Class Levenshtein

    • Constructor Detail

      • Levenshtein

        public Levenshtein()
    • Method Detail

      • distance

        public final double distance​(String s1,
                                     String s2,
                                     int limit)
        The Levenshtein distance, or edit distance, between two words is the minimum number of single-character edits (insertions, deletions or substitutions) required to change one word into the other. http://en.wikipedia.org/wiki/Levenshtein_distance It is always at least the difference of the sizes of the two strings. It is at most the length of the longer string. It is zero if and only if the strings are equal.
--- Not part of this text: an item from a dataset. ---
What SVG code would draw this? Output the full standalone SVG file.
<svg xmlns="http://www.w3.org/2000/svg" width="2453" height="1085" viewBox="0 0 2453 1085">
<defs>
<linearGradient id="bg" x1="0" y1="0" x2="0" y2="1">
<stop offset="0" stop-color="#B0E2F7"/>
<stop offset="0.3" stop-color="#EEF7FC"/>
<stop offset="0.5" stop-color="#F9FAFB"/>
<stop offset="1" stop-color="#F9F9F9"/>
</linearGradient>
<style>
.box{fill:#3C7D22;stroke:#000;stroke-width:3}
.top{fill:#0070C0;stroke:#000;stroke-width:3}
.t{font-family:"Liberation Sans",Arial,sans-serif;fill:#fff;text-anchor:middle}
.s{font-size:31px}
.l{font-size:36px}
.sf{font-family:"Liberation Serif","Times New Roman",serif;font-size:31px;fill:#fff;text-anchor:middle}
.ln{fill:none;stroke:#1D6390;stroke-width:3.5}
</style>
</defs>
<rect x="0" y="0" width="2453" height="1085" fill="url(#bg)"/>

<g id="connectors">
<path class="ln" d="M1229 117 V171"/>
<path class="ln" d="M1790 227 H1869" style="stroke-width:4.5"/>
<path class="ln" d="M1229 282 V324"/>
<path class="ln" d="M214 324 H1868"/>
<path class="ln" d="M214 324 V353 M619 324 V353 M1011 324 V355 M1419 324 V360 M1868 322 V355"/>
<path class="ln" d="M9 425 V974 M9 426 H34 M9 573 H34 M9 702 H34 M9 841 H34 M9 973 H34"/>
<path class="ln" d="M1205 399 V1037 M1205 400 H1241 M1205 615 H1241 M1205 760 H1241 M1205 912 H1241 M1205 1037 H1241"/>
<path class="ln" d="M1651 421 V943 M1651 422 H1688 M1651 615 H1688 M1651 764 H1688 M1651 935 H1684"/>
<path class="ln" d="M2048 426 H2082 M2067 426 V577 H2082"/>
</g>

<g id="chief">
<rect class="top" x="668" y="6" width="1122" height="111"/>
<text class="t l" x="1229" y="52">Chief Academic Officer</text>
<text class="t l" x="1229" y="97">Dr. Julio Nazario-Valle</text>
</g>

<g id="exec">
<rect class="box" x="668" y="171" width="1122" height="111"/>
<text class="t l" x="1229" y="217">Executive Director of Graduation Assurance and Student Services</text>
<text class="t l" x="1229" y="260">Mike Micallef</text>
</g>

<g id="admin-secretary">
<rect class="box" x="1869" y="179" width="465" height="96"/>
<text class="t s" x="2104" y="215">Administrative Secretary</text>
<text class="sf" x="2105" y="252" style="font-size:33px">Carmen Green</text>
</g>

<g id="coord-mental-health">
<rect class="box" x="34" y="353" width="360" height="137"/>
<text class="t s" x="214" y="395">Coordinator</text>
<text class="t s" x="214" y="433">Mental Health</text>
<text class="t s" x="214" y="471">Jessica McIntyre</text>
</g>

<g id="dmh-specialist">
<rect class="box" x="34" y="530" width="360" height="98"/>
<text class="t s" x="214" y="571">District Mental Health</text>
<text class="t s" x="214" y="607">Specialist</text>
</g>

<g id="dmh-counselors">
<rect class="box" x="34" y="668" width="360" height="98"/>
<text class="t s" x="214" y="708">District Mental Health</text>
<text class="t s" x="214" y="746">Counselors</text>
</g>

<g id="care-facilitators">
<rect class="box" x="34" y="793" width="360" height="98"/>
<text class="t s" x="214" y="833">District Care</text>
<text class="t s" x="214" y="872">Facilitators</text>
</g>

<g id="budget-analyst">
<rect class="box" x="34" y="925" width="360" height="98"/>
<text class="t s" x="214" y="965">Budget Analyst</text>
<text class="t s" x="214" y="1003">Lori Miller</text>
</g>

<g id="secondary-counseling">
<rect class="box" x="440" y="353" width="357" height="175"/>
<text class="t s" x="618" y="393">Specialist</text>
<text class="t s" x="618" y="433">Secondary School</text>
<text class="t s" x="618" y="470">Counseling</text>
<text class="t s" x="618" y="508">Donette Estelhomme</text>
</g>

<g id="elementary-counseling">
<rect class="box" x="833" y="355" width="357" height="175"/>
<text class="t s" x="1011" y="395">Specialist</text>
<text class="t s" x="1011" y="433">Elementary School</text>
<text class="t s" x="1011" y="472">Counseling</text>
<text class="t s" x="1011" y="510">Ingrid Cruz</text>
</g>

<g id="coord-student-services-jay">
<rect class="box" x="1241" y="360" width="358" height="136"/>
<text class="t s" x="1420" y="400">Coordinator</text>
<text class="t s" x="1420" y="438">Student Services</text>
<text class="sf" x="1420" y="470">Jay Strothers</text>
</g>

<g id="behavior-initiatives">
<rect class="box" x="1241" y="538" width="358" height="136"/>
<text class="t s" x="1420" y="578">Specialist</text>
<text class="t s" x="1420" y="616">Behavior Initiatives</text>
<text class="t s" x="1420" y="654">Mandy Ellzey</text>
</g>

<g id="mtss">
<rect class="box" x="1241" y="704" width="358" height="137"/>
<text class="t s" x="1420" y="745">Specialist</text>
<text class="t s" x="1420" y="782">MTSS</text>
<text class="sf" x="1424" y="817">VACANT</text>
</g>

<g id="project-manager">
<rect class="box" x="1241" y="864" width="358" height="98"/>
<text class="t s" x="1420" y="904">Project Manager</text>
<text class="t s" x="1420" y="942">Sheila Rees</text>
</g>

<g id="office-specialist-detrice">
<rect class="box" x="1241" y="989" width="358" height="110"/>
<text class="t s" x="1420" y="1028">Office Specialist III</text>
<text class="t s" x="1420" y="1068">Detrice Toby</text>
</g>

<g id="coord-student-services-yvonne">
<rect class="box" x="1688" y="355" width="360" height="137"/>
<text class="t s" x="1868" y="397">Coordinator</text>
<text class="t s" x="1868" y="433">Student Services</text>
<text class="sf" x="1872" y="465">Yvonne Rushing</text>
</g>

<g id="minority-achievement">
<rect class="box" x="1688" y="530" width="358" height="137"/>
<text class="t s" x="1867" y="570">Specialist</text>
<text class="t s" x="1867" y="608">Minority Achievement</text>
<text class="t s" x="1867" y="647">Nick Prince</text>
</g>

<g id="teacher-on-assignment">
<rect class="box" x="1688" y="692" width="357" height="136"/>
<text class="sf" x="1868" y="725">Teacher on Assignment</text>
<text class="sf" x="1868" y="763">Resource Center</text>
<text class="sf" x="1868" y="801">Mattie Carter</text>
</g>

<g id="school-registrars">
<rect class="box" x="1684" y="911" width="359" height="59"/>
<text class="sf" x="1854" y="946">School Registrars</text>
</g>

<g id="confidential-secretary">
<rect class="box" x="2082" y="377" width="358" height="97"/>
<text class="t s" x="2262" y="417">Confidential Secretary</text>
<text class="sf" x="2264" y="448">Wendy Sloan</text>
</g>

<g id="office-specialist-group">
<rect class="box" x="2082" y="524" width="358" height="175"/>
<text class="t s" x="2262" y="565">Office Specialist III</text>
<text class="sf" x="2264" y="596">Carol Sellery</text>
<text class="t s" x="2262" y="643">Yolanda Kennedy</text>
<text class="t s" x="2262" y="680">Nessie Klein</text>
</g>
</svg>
If the strings are the same size, the Hamming distance is an upper bound on the Levenshtein distance. The Levenshtein distance verifies the triangle inequality (the distance between two strings is no greater than the sum Levenshtein distances from a third string). Implementation uses dynamic programming (Wagner–Fischer algorithm), with only 2 rows of data. The space requirement is thus O(m) and the algorithm runs in O(mn).
        Parameters:
        s1 - The first string to compare.
        s2 - The second string to compare.
        limit - The maximum result to compute before stopping. This means that the calculation can terminate early if you only care about strings with a certain similarity. Set this to Integer.MAX_VALUE if you want to run the calculation to completion in every case.
        Returns:
        The computed Levenshtein distance.
        Throws:
        NullPointerException - if s1 or s2 is null.